In each chapter Spina investigates individuals outside the exclusive community of Israel who actually further God’s plan through their words and deeds. By their confessions of faith (Rahab and Naaman), their cleverness (Tamar and Ruth), their perseverance (Esau), and by their receptivity (the woman at the well), the characters witness to the fluidity of the boundaries of “Israelite-ness,” demonstrating that it is not enough to be born an Israelite, one must also have faith commensurate with one’s chosenness. The figure of Esau shows how even within the family of promise some are chosen over others, the primary goal of the biblical metastory being to promote one, and only one, line of promise. This is how Spina justifies including Tamar in his discussion, since, he argues, without her cunning the Davidic line would not have existed (p. 51). Conversely, the missteps of Israelite “insiders” such Achan, Gehazi, and Jonah serve as warnings to avoid the worship of worldly goods over Yahweh (in the case of Achan and Gehazi), and to avoid over-righteous exclusivity (in the case of Jonah).
Spina points out many lexical issues that are lost during the translation process, noting nuances and word plays in the Hebrew that would otherwise be unapparent to readers of English versions (pp. 17–18, 63). He also notes where English translations differ, offering the reader comparisons between the JPS’s translation and the NRSV when the situation warrants (pp. 20–21). Spina’s sensitivity to lexical concerns and his ability to draw attention to humour, irony, and metaphor provides the reader with very rich details of the texts that might otherwise go unnoticed.
Despite his attention to the nuances of the text, however, Spina does not entertain the notion that the dichotomy—insiders versus outsiders of Israel—may itself need to be nuanced. According to Spina, outsiders (for example, the Canaanites), are always second-rate citizens and it is only when they begin to act in an Israelite manner (for example, through a confession of faith), that they warrant being viewed as Israelite (p. 63). The danger is that readers may understand non-Israelites as merely puppets of God, useful only in order to preserve the line of promise. Spina himself falls into this when he says of Tamar (who does not make a confession of faith, but instead, through her sexual wiles, ends up ensuring both the eventual birth of David, and later Jesus), “God used her to ensure that the insiders and their mission had a future” (p.51, italics mine). This seems to place Spina within the same patriarchal systems that he accuses Judah of supporting (p. 39–41). The notion of using one person or group to fulfill the eschatological goal of another is precisely the criticism that Jews have levied at Christians for centuries. More critical discussion is needed to explain how the Hebrew Bible is, itself, an ideological collection of texts that often does not accurately portray the culture and value of other nations.

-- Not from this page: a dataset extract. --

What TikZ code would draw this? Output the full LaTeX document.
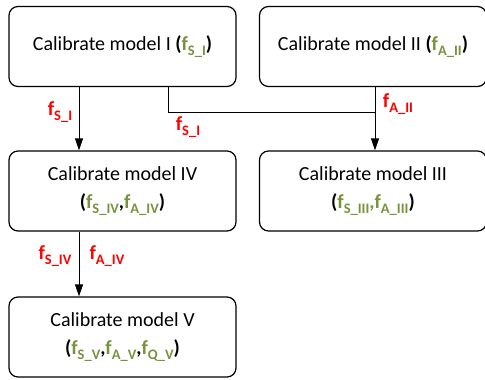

Another way the book might have been improved would have been to have a brief concluding chapter to draw all the various threads of the discussion together. Since most of the book deals with insider-outsider relationships in the Hebrew Bible, chapter seven (the woman at the well [John 4]), adds a new layer of meaning to the dichotomy, and Spina is at pains to avoid entangling himself in a “Jews vs. Christians” debate. The sudden proliferation of explanatory footnotes in chapter seven indicates that the subject is perhaps too complex for such a brief treatment. A summary chapter may have aided him here.
Nonetheless, Faith of the Outsider is, above all, a very well-written and informative book that will no doubt prompt its readers to explore the topic further in both academic and pastoral fields. It is a fine book for interested lay groups, undergraduates, and seminarians.